→ Collected data:
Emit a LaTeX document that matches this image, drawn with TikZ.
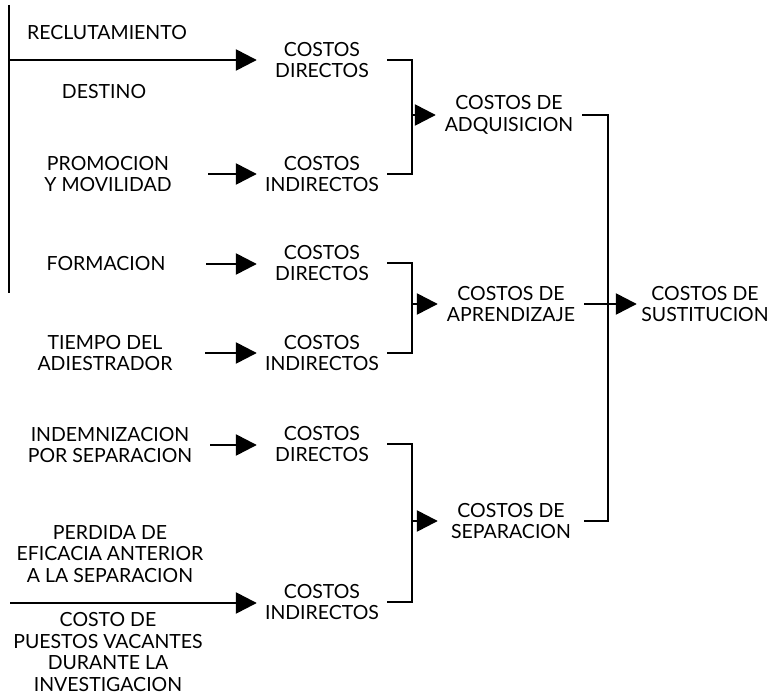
\documentclass[tikz,border=0pt]{standalone}
\usepackage{fontspec}
\setmainfont{Lato}
\usetikzlibrary{arrows.meta}
\begin{document}
\begin{tikzpicture}[x=1pt,y=-1pt,
  txt/.style={align=center, inner sep=0pt, font=\fontsize{19.5}{21.8}\selectfont},
  src/.style={txt, minimum width=200pt},
  mid/.style={txt, minimum width=130pt},
  agg/.style={txt, minimum width=146pt},
  fin/.style={txt, minimum width=136pt},
  ln/.style={line width=2.5pt},
  arr/.style={ln, -{Triangle[length=21pt,width=21pt]}},
]
\useasboundingbox (0,0) rectangle (780,698);
% left column
\node[src] (recl) at (107,33) {RECLUTAMIENTO};
\node[src] (dest) at (104,92) {DESTINO};
\node[src] (prom) at (108,174) {PROMOCION\\Y MOVILIDAD};
\node[src] (form) at (106,264) {FORMACION};
\node[src] (tiem) at (105,353) {TIEMPO DEL\\ADIESTRADOR};
\node[src] (inde) at (110,445) {INDEMNIZACION\\POR SEPARACION};
\node[src] (perd) at (110,554) {PERDIDA DE\\EFICACIA ANTERIOR\\A LA SEPARACION};
\node[src] (cost) at (108,652) {COSTO DE\\PUESTOS VACANTES\\DURANTE LA\\INVESTIGACION};
% middle column
\node[mid] (cd1) at (322,60) {COSTOS\\DIRECTOS};
\node[mid] (ci1) at (322,174) {COSTOS\\INDIRECTOS};
\node[mid] (cd2) at (322,263) {COSTOS\\DIRECTOS};
\node[mid] (ci2) at (322,353) {COSTOS\\INDIRECTOS};
\node[mid] (cd3) at (322,444) {COSTOS\\DIRECTOS};
\node[mid] (ci3) at (322,602) {COSTOS\\INDIRECTOS};
% aggregates
\node[agg] (adq) at (509,115) {COSTOS DE\\ADQUISICION};
\node[agg] (apr) at (511,304) {COSTOS DE\\APRENDIZAJE};
\node[agg] (sep) at (511,521) {COSTOS DE\\SEPARACION};
\node[fin] (sus) at (705,304) {COSTOS DE\\SUSTITUCION};
% free ends
\coordinate (lt) at (9,5);
\coordinate (lb) at (9,293);
\coordinate (bl) at (10,603);
\coordinate (j1) at (412,0);
\coordinate (j4) at (608,0);
% left connectors
\draw[ln] (lt) -- (lb);
\draw[arr] (lt |- cd1.west) -- (cd1.west);
\draw[arr] (prom.east) -- (prom.east -| ci1.west);
\draw[arr] (form.east) -- (form.east -| cd2.west);
\draw[arr] (tiem.east) -- (tiem.east -| ci2.west);
\draw[arr] (inde.east) -- (inde.east -| cd3.west);
\draw[arr] (bl) -- (bl -| ci3.west);
% brackets
\draw[ln] (cd1.east) -| (j1 |- ci1.east) -- (ci1.east);
\draw[arr] (j1 |- adq.west) -- (adq.west);
\draw[ln] (cd2.east) -| (j1 |- ci2.east) -- (ci2.east);
\draw[arr] (j1 |- apr.west) -- (apr.west);
\draw[ln] (cd3.east) -| (j1 |- ci3.east) -- (ci3.east);
\draw[arr] (j1 |- sep.west) -- (sep.west);
\draw[ln] (adq.east) -| (j4 |- sep.east) -- (sep.east);
\draw[arr] (apr.east) -- (apr.east -| sus.west);
\end{tikzpicture}
\end{document}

→ What is required:
Give back the whole listing as it stands, minus its pictures.

→ Answer to this exercise:
Emit a LaTeX document that matches this image, drawn with TikZ.
\documentclass[tikz,border=0pt]{standalone}
\usepackage{fontspec}
\setmainfont{Lato}
\usetikzlibrary{arrows.meta}
\begin{document}
\begin{tikzpicture}[x=1pt,y=-1pt,
  txt/.style={align=center, inner sep=0pt, font=\fontsize{19.5}{21.8}\selectfont},
  src/.style={txt, minimum width=200pt},
  mid/.style={txt, minimum width=130pt},
  agg/.style={txt, minimum width=146pt},
  fin/.style={txt, minimum width=136pt},
  ln/.style={line width=2.5pt},
  arr/.style={ln, -{Triangle[length=21pt,width=21pt]}},
]
\useasboundingbox (0,0) rectangle (780,698);
% left column
\node[src] (recl) at (107,33) {RECLUTAMIENTO};
\node[src] (dest) at (104,92) {DESTINO};
\node[src] (prom) at (108,174) {PROMOCION\\Y MOVILIDAD};
\node[src] (form) at (106,264) {FORMACION};
\node[src] (tiem) at (105,353) {TIEMPO DEL\\ADIESTRADOR};
\node[src] (inde) at (110,445) {INDEMNIZACION\\POR SEPARACION};
\node[src] (perd) at (110,554) {PERDIDA DE\\EFICACIA ANTERIOR\\A LA SEPARACION};
\node[src] (cost) at (108,652) {COSTO DE\\PUESTOS VACANTES\\DURANTE LA\\INVESTIGACION};
% middle column
\node[mid] (cd1) at (322,60) {COSTOS\\DIRECTOS};
\node[mid] (ci1) at (322,174) {COSTOS\\INDIRECTOS};
\node[mid] (cd2) at (322,263) {COSTOS\\DIRECTOS};
\node[mid] (ci2) at (322,353) {COSTOS\\INDIRECTOS};
\node[mid] (cd3) at (322,444) {COSTOS\\DIRECTOS};
\node[mid] (ci3) at (322,602) {COSTOS\\INDIRECTOS};
% aggregates
\node[agg] (adq) at (509,115) {COSTOS DE\\ADQUISICION};
\node[agg] (apr) at (511,304) {COSTOS DE\\APRENDIZAJE};
\node[agg] (sep) at (511,521) {COSTOS DE\\SEPARACION};
\node[fin] (sus) at (705,304) {COSTOS DE\\SUSTITUCION};
% free ends
\coordinate (lt) at (9,5);
\coordinate (lb) at (9,293);
\coordinate (bl) at (10,603);
\coordinate (j1) at (412,0);
\coordinate (j4) at (608,0);
% left connectors
\draw[ln] (lt) -- (lb);
\draw[arr] (lt |- cd1.west) -- (cd1.west);
\draw[arr] (prom.east) -- (prom.east -| ci1.west);
\draw[arr] (form.east) -- (form.east -| cd2.west);
\draw[arr] (tiem.east) -- (tiem.east -| ci2.west);
\draw[arr] (inde.east) -- (inde.east -| cd3.west);
\draw[arr] (bl) -- (bl -| ci3.west);
% brackets
\draw[ln] (cd1.east) -| (j1 |- ci1.east) -- (ci1.east);
\draw[arr] (j1 |- adq.west) -- (adq.west);
\draw[ln] (cd2.east) -| (j1 |- ci2.east) -- (ci2.east);
\draw[arr] (j1 |- apr.west) -- (apr.west);
\draw[ln] (cd3.east) -| (j1 |- ci3.east) -- (ci3.east);
\draw[arr] (j1 |- sep.west) -- (sep.west);
\draw[ln] (adq.east) -| (j4 |- sep.east) -- (sep.east);
\draw[arr] (apr.east) -- (apr.east -| sus.west);
\end{tikzpicture}
\end{document}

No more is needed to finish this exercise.